* **Do this**
Note how many lines hold the string "standalone" and give that number without any other words.

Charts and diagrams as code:
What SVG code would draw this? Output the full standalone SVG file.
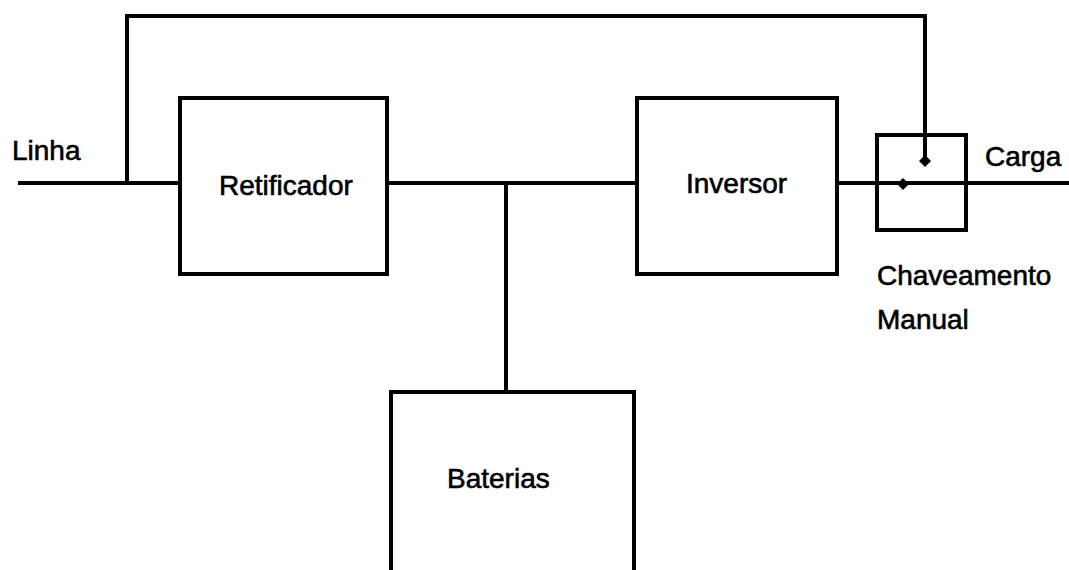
<svg xmlns="http://www.w3.org/2000/svg" width="1069" height="570" viewBox="0 0 1069 570">
<style>
.box{fill:none;stroke:#000;stroke-width:4}
.w{fill:none;stroke:#000;stroke-width:4}
text{font-family:"Liberation Sans",Arial,sans-serif;font-size:28px;fill:#000;stroke:#000;stroke-width:0.6}
</style>
<rect width="1069" height="570" fill="#fff"/>
<g id="connectors">
<polyline class="w" points="18,183 180,183"/>
<polyline class="w" points="127,183 127,16 925,16 925,161"/>
<polyline class="w" points="387,183 637,183"/>
<polyline class="w" points="506,183 506,392"/>
<polyline class="w" points="837,183 1069,183"/>
<path d="M925,155 L931,161 L925,167 L919,161 Z" fill="#000"/>
<path d="M903,178 L909,184 L903,190 L897,184 Z" fill="#000"/>
</g>
<g id="linha"><text x="12" y="160">Linha</text></g>
<g id="retificador"><rect class="box" x="180" y="98" width="207" height="176"/><text x="219" y="195">Retificador</text></g>
<g id="inversor"><rect class="box" x="637" y="98" width="200" height="176"/><text x="686" y="193">Inversor</text></g>
<g id="chaveamento"><rect class="box" x="877" y="135" width="89" height="95"/><text x="877" y="285">Chaveamento</text><text x="877" y="329">Manual</text></g>
<g id="carga"><text x="985" y="166">Carga</text></g>
<g id="baterias"><rect class="box" x="391" y="392" width="243" height="200"/><text x="447" y="488">Baterias</text></g>
</svg>
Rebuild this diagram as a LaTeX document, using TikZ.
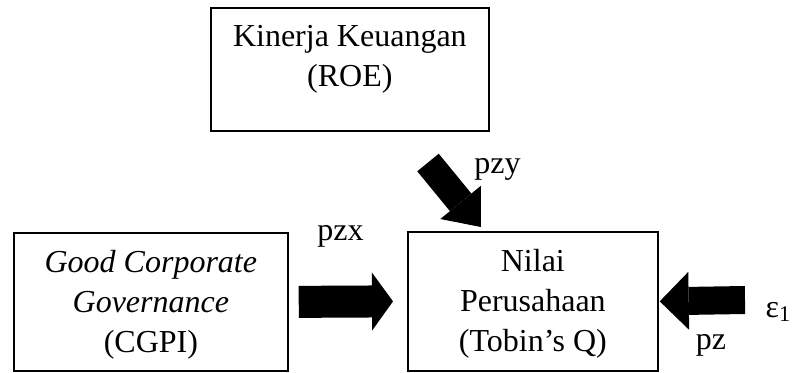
\documentclass[tikz,border=0pt]{standalone}
\usepackage{fontspec}
\setmainfont{Liberation Serif}
\usetikzlibrary{arrows.meta,positioning}

\begin{document}
\begin{tikzpicture}[
    x=0.75pt,y=-0.75pt,
    font=\fontsize{24}{30}\selectfont,
    kotak/.style={draw,line width=1.3pt,inner sep=0pt,anchor=north west},
    isi/.style={align=center,anchor=north,inner sep=0pt},
    panah/.style args={#1/#2/#3}{line width=#1,
                 -{Triangle[length=#2,width=#3,line width=0pt]}}]

  \useasboundingbox (0,0) rectangle (794,372);

  % kotak variabel
  \node[kotak,minimum width=208.5pt,minimum height=92.25pt]  (roe)   at (210,7)   {};
  \node[kotak,minimum width=205.5pt,minimum height=103.5pt]  (gcg)   at (13,232)  {};
  \node[kotak,minimum width=187.5pt,minimum height=104.25pt] (nilai) at (407,231) {};

  \node[isi] (roeteks)   at ([yshift=-13.5pt]roe.north)   {Kinerja Keuangan\\(ROE)};
  \node[isi] (gcgteks)   at ([yshift=-13.5pt]gcg.north)   {\textit{Good Corporate}\\\textit{Governance}\\(CGPI)};
  \node[isi] (nilaiteks) at ([yshift=-13.5pt]nilai.north) {Nilai\\Perusahaan\\(Tobin’s Q)};

  % panah
  \coordinate (pangkaly) at (428,162.5);
  \coordinate (pangkale) at (745,300);

  \draw[panah=24pt/15.75pt/43.5pt] ([xshift=7.5pt]gcg.east) -- ([xshift=-10.5pt]nilai.west);
  \draw[panah=20.8pt/23.9pt/39.4pt] (pangkaly) -- ([xshift=-39pt,yshift=3pt]nilai.north);
  \draw[panah=21pt/21.75pt/43.5pt] (pangkale) -- ([xshift=0.75pt]nilai.east);

  % label
  \node (pzx) at (340.5,236.5) {pzx};
  \node (pzy) at (497.5,169.5) {pzy};
  \node (pz)  at (711,345)     {pz};
  \node[anchor=base west] (eps) at (761,317) {ε\textsubscript{1}};

\end{tikzpicture}
\end{document}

* **Exercise response**
2